(Source records)
--------------------
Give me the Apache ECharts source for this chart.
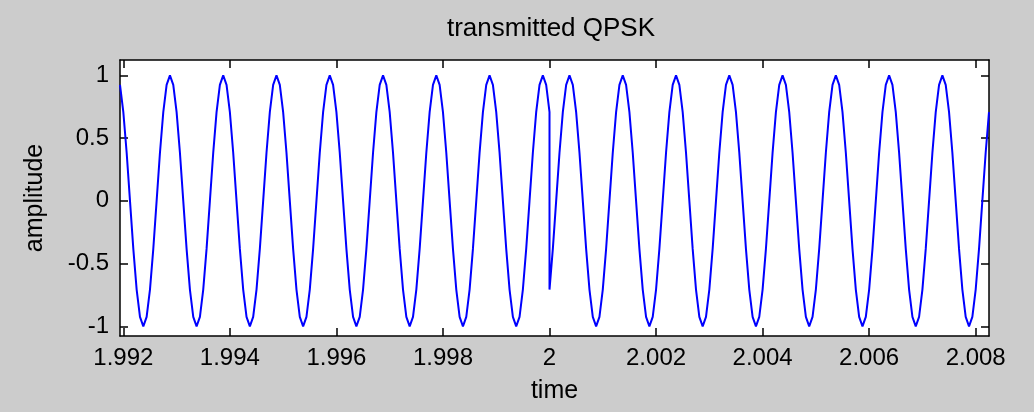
<!DOCTYPE html>
<html><head><meta charset="utf-8">
<script src="https://cdn.jsdelivr.net/npm/echarts@6/dist/echarts.min.js"></script>
<style>html,body{margin:0;padding:0;background:#cccccc}#c{width:1034px;height:412px}</style>
</head><body><div id="c"></div>
<script>
// Tick labels
const xTicks = [1.992, 1.994, 1.996, 1.998, 2, 2.002, 2.004, 2.006, 2.008];
const yTicks = [-1, -0.5, 0, 0.5, 1];
// Sampling grid (seconds): first symbol ends / second symbol starts at symbolBoundary
const symbolBoundary = 2;
const sampleStep = 0.0000625;
const xMin = 1.9919375;
const xMax = 2.00825;
const yMin = -1.077;
const yMax = 1.122;
// Transmitted waveform, symbol before t = 2 (samples ending at t = 2)
const symbol1Values = [
  0.924, 0.707, 0.383, 0, -0.383, -0.707, -0.924, -1, -0.924, -0.707, -0.383, 0, 0.383, 0.707, 0.924, 1,
  0.924, 0.707, 0.383, 0, -0.383, -0.707, -0.924, -1, -0.924, -0.707, -0.383, 0, 0.383, 0.707, 0.924, 1,
  0.924, 0.707, 0.383, 0, -0.383, -0.707, -0.924, -1, -0.924, -0.707, -0.383, 0, 0.383, 0.707, 0.924, 1,
  0.924, 0.707, 0.383, 0, -0.383, -0.707, -0.924, -1, -0.924, -0.707, -0.383, 0, 0.383, 0.707, 0.924, 1,
  0.924, 0.707, 0.383, 0, -0.383, -0.707, -0.924, -1, -0.924, -0.707, -0.383, 0, 0.383, 0.707, 0.924, 1,
  0.924, 0.707, 0.383, 0, -0.383, -0.707, -0.924, -1, -0.924, -0.707, -0.383, 0, 0.383, 0.707, 0.924, 1,
  0.924, 0.707, 0.383, 0, -0.383, -0.707, -0.924, -1, -0.924, -0.707, -0.383, 0, 0.383, 0.707, 0.924, 1,
  0.924, 0.707, 0.383, 0, -0.383, -0.707, -0.924, -1, -0.924, -0.707, -0.383, 0, 0.383, 0.707, 0.924, 1,
  0.924, 0.707
];
// Transmitted waveform, symbol after t = 2 (samples starting at t = 2)
const symbol2Values = [
  -0.707, -0.383, 0, 0.383, 0.707, 0.924, 1, 0.924, 0.707, 0.383, 0, -0.383, -0.707, -0.924, -1, -0.924,
  -0.707, -0.383, 0, 0.383, 0.707, 0.924, 1, 0.924, 0.707, 0.383, 0, -0.383, -0.707, -0.924, -1, -0.924,
  -0.707, -0.383, 0, 0.383, 0.707, 0.924, 1, 0.924, 0.707, 0.383, 0, -0.383, -0.707, -0.924, -1, -0.924,
  -0.707, -0.383, 0, 0.383, 0.707, 0.924, 1, 0.924, 0.707, 0.383, 0, -0.383, -0.707, -0.924, -1, -0.924,
  -0.707, -0.383, 0, 0.383, 0.707, 0.924, 1, 0.924, 0.707, 0.383, 0, -0.383, -0.707, -0.924, -1, -0.924,
  -0.707, -0.383, 0, 0.383, 0.707, 0.924, 1, 0.924, 0.707, 0.383, 0, -0.383, -0.707, -0.924, -1, -0.924,
  -0.707, -0.383, 0, 0.383, 0.707, 0.924, 1, 0.924, 0.707, 0.383, 0, -0.383, -0.707, -0.924, -1, -0.924,
  -0.707, -0.383, 0, 0.383, 0.707, 0.924, 1, 0.924, 0.707, 0.383, 0, -0.383, -0.707, -0.924, -1, -0.924,
  -0.707, -0.383, 0, 0.383, 0.707
];

const seriesData = [];
symbol1Values.forEach((v, i) => seriesData.push([symbolBoundary - (symbol1Values.length - 1 - i) * sampleStep, v]));
symbol2Values.forEach((v, i) => seriesData.push([symbolBoundary + i * sampleStep, v]));

const FONT = 'Liberation Sans, Arial, sans-serif';
const lineSt = { color: '#000', width: 1.5 };
const fmt = v => String(+Number(v).toFixed(3));

function xAx(pos, labels) {
  return {
    type: 'value', position: pos, min: xMin, max: xMax,
    axisLine: { show: true, onZero: false, lineStyle: lineSt },
    axisTick: { show: true, inside: true, length: 8, customValues: xTicks, lineStyle: lineSt },
    axisLabel: { show: labels, customValues: xTicks, formatter: fmt, margin: 10, fontSize: 24, fontFamily: FONT, color: '#000' },
    splitLine: { show: false },
    name: labels ? 'time' : '', nameLocation: 'middle', nameGap: 43,
    nameTextStyle: { fontSize: 25, fontFamily: FONT, color: '#000' }
  };
}
function yAx(pos, labels) {
  return {
    type: 'value', position: pos, min: yMin, max: yMax,
    axisLine: { show: true, onZero: false, lineStyle: lineSt },
    axisTick: { show: true, inside: true, length: 8, customValues: yTicks, lineStyle: lineSt },
    axisLabel: { show: labels, customValues: yTicks, formatter: fmt, margin: 11, fontSize: 24, fontFamily: FONT, color: '#000' },
    splitLine: { show: false },
    name: labels ? 'amplitude' : '', nameLocation: 'middle', nameGap: 72, nameRotate: 90,
    nameTextStyle: { fontSize: 25, fontFamily: FONT, color: '#000' }
  };
}

const chart = echarts.init(document.getElementById('c'), null, { renderer: 'canvas' });
chart.setOption({
  animation: false,
  backgroundColor: '#cccccc',
  grid: { left: 120, right: 45, top: 60, bottom: 76, show: true, backgroundColor: '#ffffff', borderWidth: 0 },
  xAxis: [xAx('bottom', true), xAx('top', false)],
  yAxis: [yAx('left', true), yAx('right', false)],
  graphic: [{
    type: 'text', x: 551, y: 29,
    style: { text: 'transmitted QPSK', font: '26px ' + FONT, fill: '#000', textAlign: 'center', textVerticalAlign: 'middle' }
  }],
  series: [{
    type: 'line', data: seriesData, xAxisIndex: 0, yAxisIndex: 0,
    showSymbol: false, symbol: 'none', clip: true,
    lineStyle: { color: '#0000ff', width: 2 }
  }]
});
</script></body></html>
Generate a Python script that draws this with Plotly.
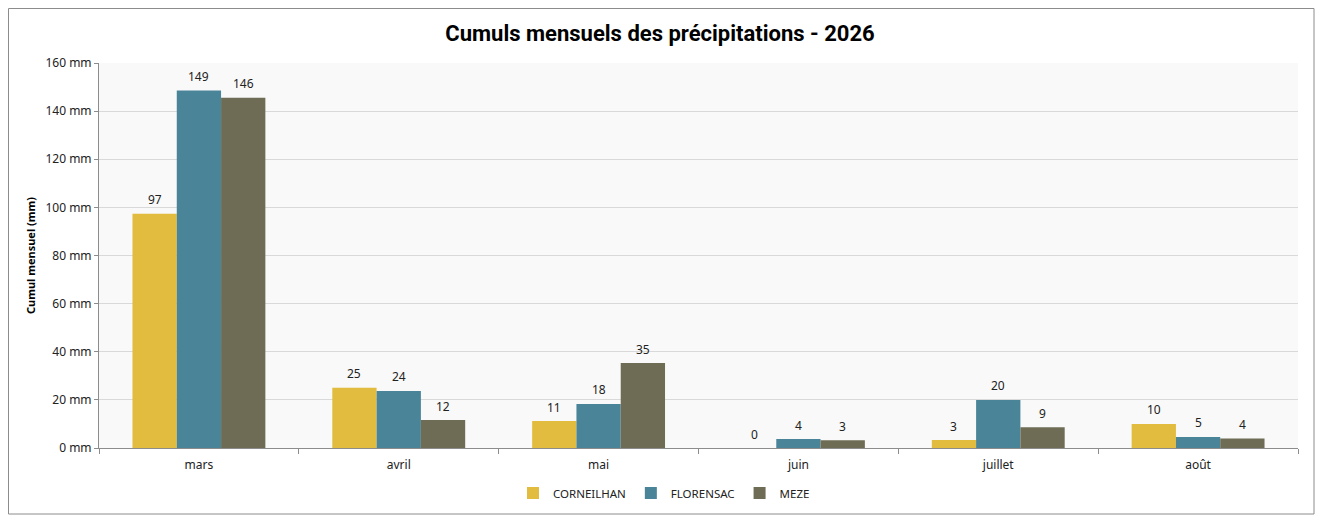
--------------------
Written exercise ->
Identify and copy lines that hold the string "this".

Exercise result ->
Give me the Apache ECharts source for this chart.
Generate a Python script that draws this with Plotly.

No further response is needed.